One person on LinkedIn commented that after 60 years of making themselves exceedingly rich, they finally feel rich enough to think they can afford to think about the greater good:
“Peter Drucker said this over 60 years ago; why has it taken so long for top CEOs to “get” it…oh, yeah, they first had to rape and pillage the corporation, feather their nest, and find that they might just barely, with their hundreds of millions of $$, have enough and so now, just now, they can pretend to be concerned about the impact of their rapacious practices on society. BARF”
Cecily Drucker on LinkedIn
So yeah, it was interesting to read everybody’s responses.
Harvard Business Review also brought up this news briefly when discussing purpose. The article was largely saying that you can’t have sustainable profits without purpose.
Talking about purpose, I’m reading a book Brave New Work by Aaron Dignan and there is a section on purpose which alluded to the impact of the shareholder ideology:
“In 1970 Milton Friedman famously said, “The social responsibility of business is to increase its profits.” To put it bluntly, the business of business is business. In the decades since, (…) organizations have internalized this to an astounding degree. As we’ve seen, this maxim has led corporations to optimize everything in society – the market, the law, even our attention – in order to drive short-term gain. At the same time, the cost to humanity and the environment has been profound. Unchecked growth has created the conditions for a climate crisis that is unfolding in real time. This singular focus has also led to rampant inequality and a level of worker engagement that is pathetic at best. A mission statement that places shareholder value as the definition rather then the result of success is uninspiring.”
Brave New Work, Aaron Dignan, 2019, p. 59 hardcover.

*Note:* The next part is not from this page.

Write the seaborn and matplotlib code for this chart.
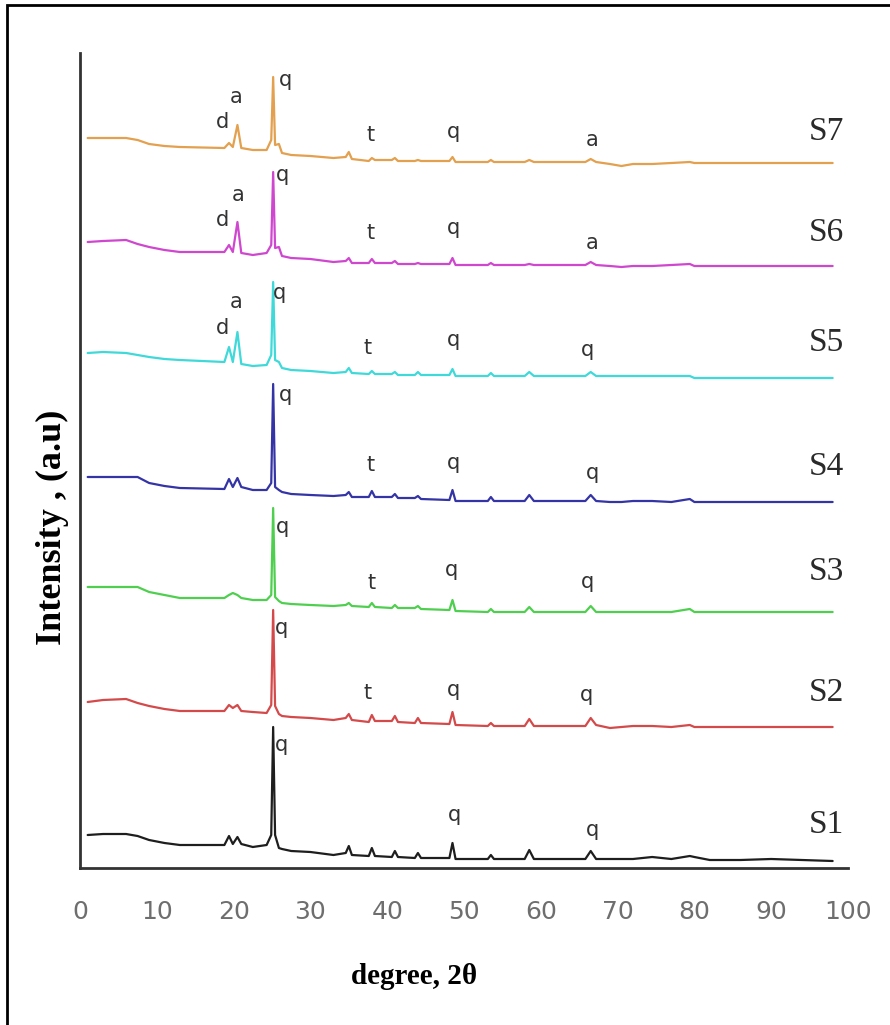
import matplotlib
matplotlib.use("Agg")
import matplotlib.pyplot as plt
from matplotlib import font_manager
from matplotlib.patches import Rectangle
import pandas as pd
import seaborn as sns

# 2-theta grid (degrees) shared by all patterns
two_theta = [1.0, 3, 6, 7.5, 9, 11, 13, 18.8, 19.4, 19.9, 20.5, 21.0, 22.5, 24.3,
             24.9, 25.15, 25.4, 25.9, 26.3, 27.5, 30, 33, 34.6, 35.0, 35.4, 37.6,
             38.0, 38.4, 40.6, 41.0, 41.4, 43.6, 44.0, 44.4, 48.1, 48.5, 48.9,
             53.1, 53.5, 53.9, 57.9, 58.5, 59.1, 65.8, 66.5, 67.2, 69, 70.5, 72,
             74.5, 77, 79.4, 80, 82, 86, 90, 94, 98]

# stacked intensities (a.u.)
s1 = [33, 34, 34, 32, 28, 25, 23, 23, 32, 24, 31, 24, 21, 23, 33, 141, 33, 20, 19, 17,
      16, 13, 15, 22, 13, 12, 20, 12, 11, 17, 11, 10, 15, 10, 10, 25, 9, 9, 13, 9, 9,
      18, 9, 9, 17, 9, 9, 9, 9, 11, 9, 12, 11, 8, 8, 9, 8, 7]
s2 = [166, 168, 169, 165, 162, 159, 157, 157, 163, 160, 163, 157, 156, 155, 163, 258,
      162, 154, 152, 151, 150, 148, 150, 154, 148, 146, 153, 147, 147, 152, 146, 145,
      150, 145, 144, 156, 143, 142, 145, 142, 142, 149, 142, 142, 150, 143, 140, 141,
      142, 142, 141, 143, 141, 141, 141, 141, 141, 141]
s3 = [281, 281, 281, 281, 276, 273, 270, 270, 273, 275, 273, 270, 268, 268, 273, 360,
      271, 267, 265, 264, 263, 262, 263, 265, 262, 261, 265, 261, 260, 263, 260, 260,
      262, 259, 258, 268, 257, 256, 259, 256, 256, 261, 256, 256, 262, 256, 256, 256,
      256, 256, 256, 259, 256, 256, 256, 256, 256, 256]
s4 = [391, 391, 391, 391, 385, 382, 380, 379, 389, 381, 390, 381, 378, 378, 385, 484,
      381, 378, 376, 374, 373, 372, 373, 376, 371, 371, 377, 371, 371, 374, 370, 370,
      372, 369, 368, 378, 367, 367, 371, 367, 367, 373, 367, 367, 373, 367, 366, 366,
      367, 367, 366, 369, 366, 366, 366, 366, 366, 366]
s5 = [515, 516, 515, 513, 511, 509, 508, 506, 521, 506, 536, 504, 502, 503, 513, 586,
      508, 506, 500, 498, 497, 495, 496, 500, 495, 494, 497, 494, 494, 496, 493, 493,
      496, 493, 493, 499, 492, 492, 495, 492, 492, 496, 492, 492, 496, 492, 492, 492,
      492, 492, 492, 492, 490, 490, 490, 490, 490, 490]
s6 = [626, 627, 628, 624, 621, 618, 616, 616, 623, 616, 646, 615, 613, 615, 623, 696,
      620, 621, 612, 610, 609, 606, 607, 610, 605, 605, 609, 605, 605, 607, 604, 604,
      605, 604, 604, 610, 603, 603, 605, 603, 603, 604, 603, 603, 606, 603, 602, 601,
      602, 602, 603, 604, 602, 602, 602, 602, 602, 602]
s7 = [730, 730, 730, 728, 724, 722, 721, 720, 725, 721, 743, 720, 718, 718, 728, 791,
      723, 724, 715, 713, 712, 710, 711, 716, 709, 707, 710, 708, 708, 710, 707, 707,
      708, 707, 707, 711, 706, 706, 708, 706, 706, 708, 706, 706, 709, 706, 704, 702,
      704, 704, 705, 706, 705, 705, 705, 705, 705, 705]

samples = ["S1", "S2", "S3", "S4", "S5", "S6", "S7"]
colors = ["#1e1e1e", "#d44a4a", "#4fcf4f", "#3434a6", "#3fd9d9", "#cf47cf", "#e3a04e"]

# phase marks: (letter, 2theta, height)
marks_s1 = [("q", 26.3, 123), ("q", 48.8, 53), ("q", 66.7, 38)]
marks_s2 = [("q", 26.3, 240), ("t", 37.5, 175), ("q", 48.6, 178), ("q", 66.0, 173)]
marks_s3 = [("q", 26.4, 341), ("t", 38.0, 285), ("q", 48.4, 298), ("q", 66.1, 286)]
marks_s4 = [("q", 26.7, 473), ("t", 37.8, 403), ("q", 48.6, 405), ("q", 66.7, 395)]
marks_s5 = [("d", 18.6, 540), ("a", 20.3, 566), ("q", 26.0, 575), ("t", 37.5, 520),
            ("q", 48.6, 528), ("q", 66.1, 518)]
marks_s6 = [("d", 18.6, 648), ("a", 20.6, 673), ("q", 26.4, 693), ("t", 37.8, 635),
            ("q", 48.6, 640), ("a", 66.7, 625)]
marks_s7 = [("d", 18.6, 746), ("a", 20.3, 771), ("q", 26.7, 788), ("t", 37.8, 733),
            ("q", 48.6, 736), ("a", 66.7, 728)]
sample_label_x = 97.2
sample_label_y = [43, 175, 296, 401, 525, 635, 736]

sns.set_style("white")
names = {f.name for f in font_manager.fontManager.ttflist}
narrow = "DejaVu Sans"
for cand in ["DejaVu Sans Condensed", "Liberation Sans Narrow"]:
    if cand in names:
        narrow = cand
        break
plt.rcParams["font.family"] = [narrow, "DejaVu Sans"]

df = pd.concat([pd.DataFrame({"two_theta": two_theta, "intensity": vals, "sample": name})
                for name, vals in zip(samples, [s1, s2, s3, s4, s5, s6, s7])])

fig = plt.figure(figsize=(8.9, 10.25), dpi=100)
ax = fig.add_axes([80 / 890, 157 / 1025, 768 / 890, 815 / 1025])

sns.lineplot(data=df, x="two_theta", y="intensity", hue="sample",
             palette=dict(zip(samples, colors)), estimator=None, sort=False,
             legend=False, linewidth=1.6, ax=ax)

for marks in [marks_s1, marks_s2, marks_s3, marks_s4, marks_s5, marks_s6, marks_s7]:
    for letter, x, y in marks:
        ax.text(x, y, letter, ha="center", va="center", fontsize=15, color="#333333")

for name, y in zip(samples, sample_label_y):
    ax.text(sample_label_x, y, name, ha="center", va="center", fontsize=24,
            family="Liberation Serif", color="#2a2a2a")

ax.set_xlim(0, 100)
ax.set_ylim(0, 815)
ax.set_xticks(range(0, 101, 10))
ax.set_xticks(range(5, 100, 10), minor=True)
ax.set_yticks([])
ax.tick_params(axis="x", which="major", direction="out", length=13, width=1.6,
               color="#333333", labelsize=18, labelcolor="#6e6e6e", pad=10)
ax.tick_params(axis="x", which="minor", direction="out", length=8, width=1.6,
               color="#333333")
ax.set_xlabel("")
ax.set_ylabel("")
sns.despine(ax=ax)
for side in ["left", "bottom"]:
    ax.spines[side].set_linewidth(2)
    ax.spines[side].set_color("#333333")

fig.text(414 / 890, 1 - 977 / 1025, "degree, 2θ", ha="center", va="center",
         fontsize=21, fontweight="bold", family="Liberation Serif", color="black")
fig.text(52 / 890, 1 - 527 / 1025, "Intensity , (a.u)", ha="center", va="center",
         rotation=90, fontsize=26, fontweight="bold", family="Liberation Serif",
         color="black")

# outer frame (only left and top edges fall inside the picture)
fig.add_artist(Rectangle((7 / 890, -0.05), 1.2, 1.05 - 5 / 1025, transform=fig.transFigure,
                         fill=False, lw=2, edgecolor="black"))

fig.savefig("out.png", dpi=100)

Then a really interesting article showed up in the New York Times:
This sarcastic article talks about how CEOs are really worried because the game will be up in the next recession: people will up rise because that great economy over the last decade never really trickled down to them – and the CEOs know it. So, they want to head off revolutionary change a la Elizabeth Warren by coming out with their new understanding of business purpose. Except the author is not buying it.
There was even a section on the Bill Maher show on August 23rd, where he talked about the new stakeholder values with Katie Porter. Katie Porter was the Congresswoman who basically took down Jaime Dimon on how his people can not live on the salary they are paid. This woman is extremely smart and is the one to watch because she can ask questions that will make you squirm.
So, with all of this understandable skepticism, the CEOs have a lot of work ahead of them. They are going to have to work on proving that they really mean to expand the benefits to everyone in society, not just shareholders.
The question is: will the shareholders let them? I doubt it. That’s why I think the shareholders are a big part of the problem, not just the CEOs. That’s going to be the next battle. Because those shareholders are not going to give up their riches very easily.